I’m a dreamer.
I like to think of things I don’t have (yet) which I hope I someday somehow will have.
Most of the time, I wish: if I have (much) money, I’d buy …
But now I also wish: when I will have money and time and privacy, I’d do …
When I was a child, it’s strange for me when people say they have no time. I seemed to have all the time in the world I needed.
I now think I had a happy childhood just because i didn’t need to hurry.
So when i have the time, I’d write all the thoughts and stories which I never have time to write down, and afterwards just forgot about them. It’s a pity for me as this way I feel parts of my life was lost. I didn’t have the chance to acknowledge the experiences that mattered to me. Like this experience of staying in Poland the past 1 month with my daughter. Or the experience of visiting Hungary. I don’t really need to watch Tv, but i feel big need to write some kind of diary.
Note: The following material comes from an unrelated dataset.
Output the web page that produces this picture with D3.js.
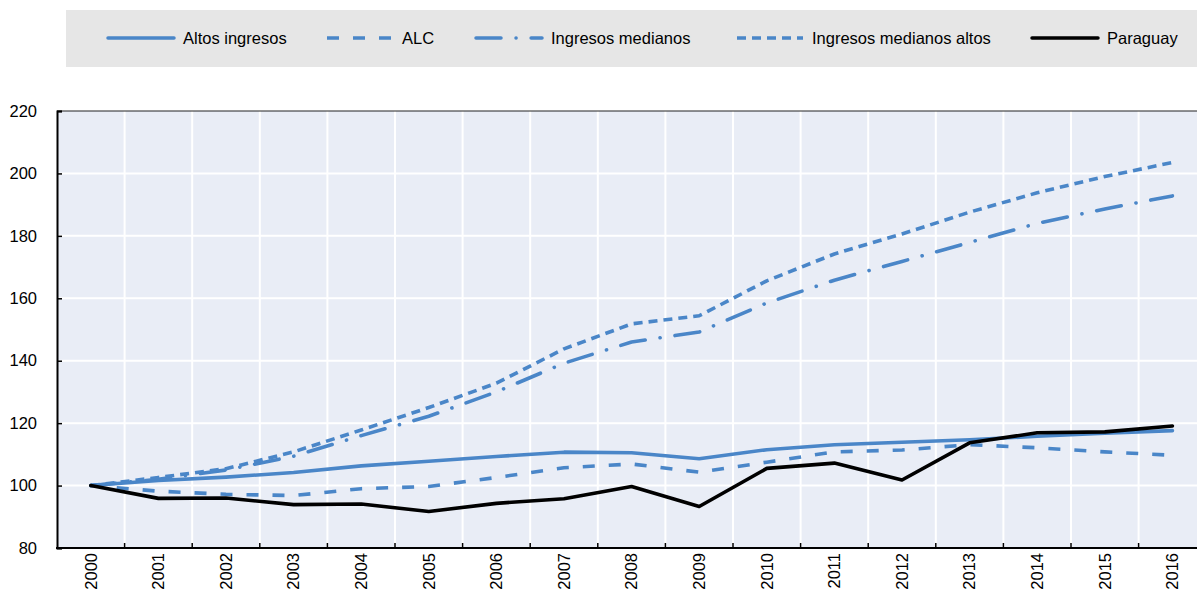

Diary takes time, i realized that, but it’s my own luxury I don’t want to give up upon.
When I have time, I’d read some of the books which we have in our house. I’d like to read everything I like to read, like some classical novels, some books about popular science, or humanistic issue. I stopped to read them since I was a student, I just didn’t have the time. Work, make money, get married, child, study, family, friends,daily life, we have so little time for daydreaming away. Reading something not directly linked to profession, or childcare, or some other realistic function of life is a luxury.
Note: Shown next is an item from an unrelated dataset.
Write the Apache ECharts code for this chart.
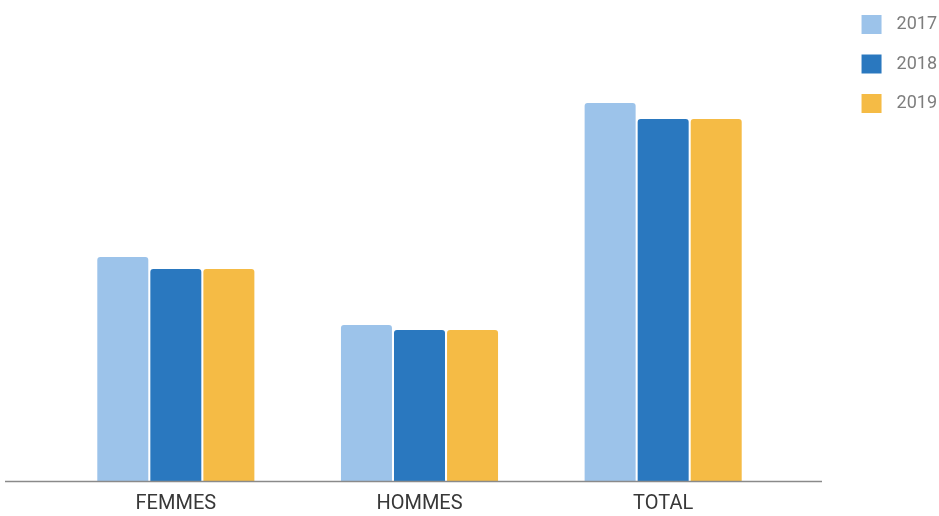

When I have a lot of time, and for no bad reason, like sitting in prison, or so (just because I can’t imagine how it can be possible to have so much time), I’d like to write a novel. I spent one summer holiday writing short story when I was a teenager. It was tiring but fascinating. Now I’d like to write a novel. And in order to do so, I’d need to travel and do research for the novel. Maybe to France, Paris, the Opera house, some old country cottage, get lost in some libraries and museums. I’d then need to speak and read French, a bit at least. I’d need the money to stay and travel, and a peaceful mind to not feel guilty about family or work. That’s why I stressed ‘for no bad reason’.
Hobbies are like friends you meet along the way, they come and go. You appreciate them all, for being a part in your life, but those who do stay, you need to take care of them, as they must mean something special to you. But it’s a luxury, to be able to take good care of them.
In the mean time, all I can do is to dream of them, and hope I’d not let them slip away like sand through my fingers.